The bulk of this report is based on an October 9, 2010, CBC – Radio 1 “Quirks and Quarks” interview with Dr. Marc Bierkens, Chair of the Department of Physical Geography, Utrecht University.
95% of the world’s fresh water is stored deep in rock layers as groundwater, or aquifers. It is ancient water, replenished very slowly, if at all, by rainfall gradually seeping downs through layers of soil and rocks, often many miles away from the main body of water. For instance, the refill rate for the Ogallala aquifer, a major water source for the U.S. high plains region – from West Texas to South Dakota – and a major factor in the recent Keystone Pipeline controversy, is estimated to be 6000 years.As human populations and the demands of industry and agriculture have grown, the gap between the rate of drawdown and the rate of replenishment has increased alarmingly and depletion is becoming a very real problem. The Ogallala aquifer is estimated to be at risk of depletion within a few decades at its present rate of drawdown. Usage of the waters of Australia’s Great Artesian Basin has slowed somewhat since 1915, but drawdown has dried up ancient ” mound Springs”, destroying their unique invertebrate populations and in some areas artesian bores have had the be converted to mechanical pumping. The worst hit areas in the world include N.W. India and Pakistan, where water levels are dropping as much as 1 meter a year, almost faster than wells can be deepened, the southern U.S., Iran and Spain, all relatively dry areas, dependent on irrigation. The entire water ecology of these areas is under threat. With dropping water tables, streams and springs dry up. A less obvious threat is the inevitable rise of sea levels as these ancient, buried waters evaporate from the earth’s surface and join the surface water cycles. 25% of the lost groundwater is entering the oceans as runoff, one way or another. Melt from glaciers and ice shelves is a minor addition in comparison. It should be noted , there are low profile tropical islands already threatened by the sea invading their beaches and usable land areas.

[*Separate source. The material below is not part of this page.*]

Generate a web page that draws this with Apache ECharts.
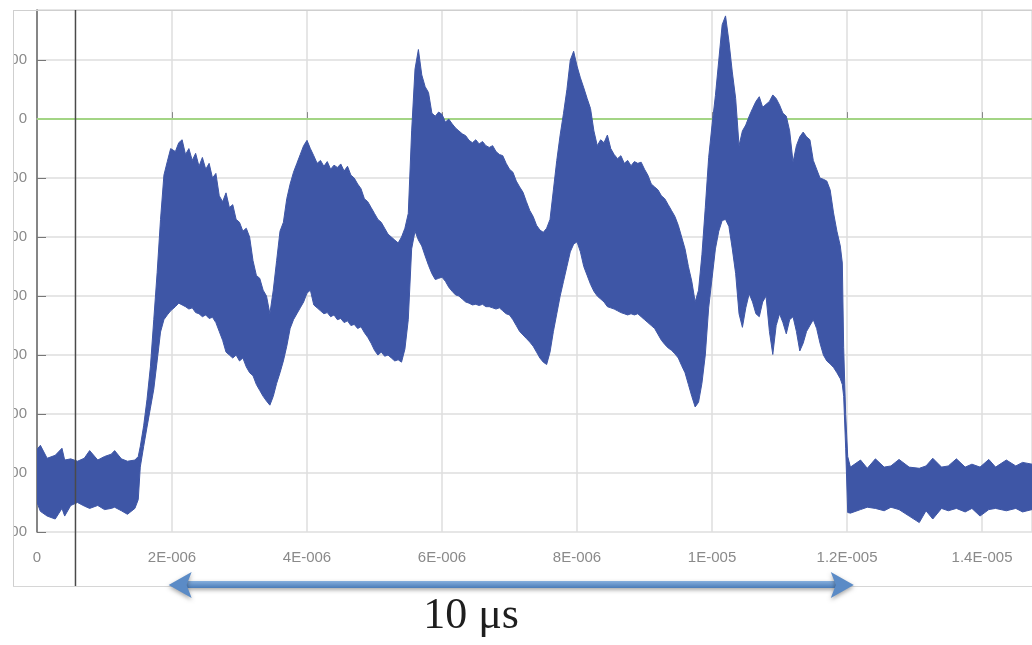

Dr. Bierkens expressed doubts that humans will ever bring themselves to stop drawing on groundwater, but strongly recommended that agriculture especially should work on improving its water use effiiency and adapting to drier growing conditions with a view to slowing depletion to a manageable rate to forestall losing the resource all together.
Here in the Peace region, most communities rely on surface sources, though Fort St John has wells drilled into aquifers beneath the Peace River. But the oil and gas industry uses a lot of water for processing – mainly from surface and groundwater sources, according to an October 21, 2010 article in the North East News. A study is being done by Geoscience B.C. to develop a database of surface water, ground water under 250 m. deep and deep, saline aquifers in the region whose waters might replace surface waters currently being used. (Since this was written, the provincial government has authorized unprecedented access to the waters of the Williston Lake reservoir, hard on the heels of 2 drought years that lowered levels to the point of being inaccessible to the town of McKenzie, to the Oil and Gas Industry for gas extraction – “ fracking”, a method that is being linked with groundwater contamination issues.)
The above report was written by Laura Lee Life, who is the Agricultural Convenor of the Baldonnel W.I.. She has lived in the North Peace since 1977, most of the time as a rural/oilpatch wife and mother on a quarter northwest of Fort St. John, B.C.
BCWI has taken a strong stand on protecting our water resources. We currently have 3 resolutions before the Federal and Provincial Governments: The Site C Dam Proposal, a Ban on Deep Sea Oil/Gas Drilling on the West Coast and Water a Finite Resource.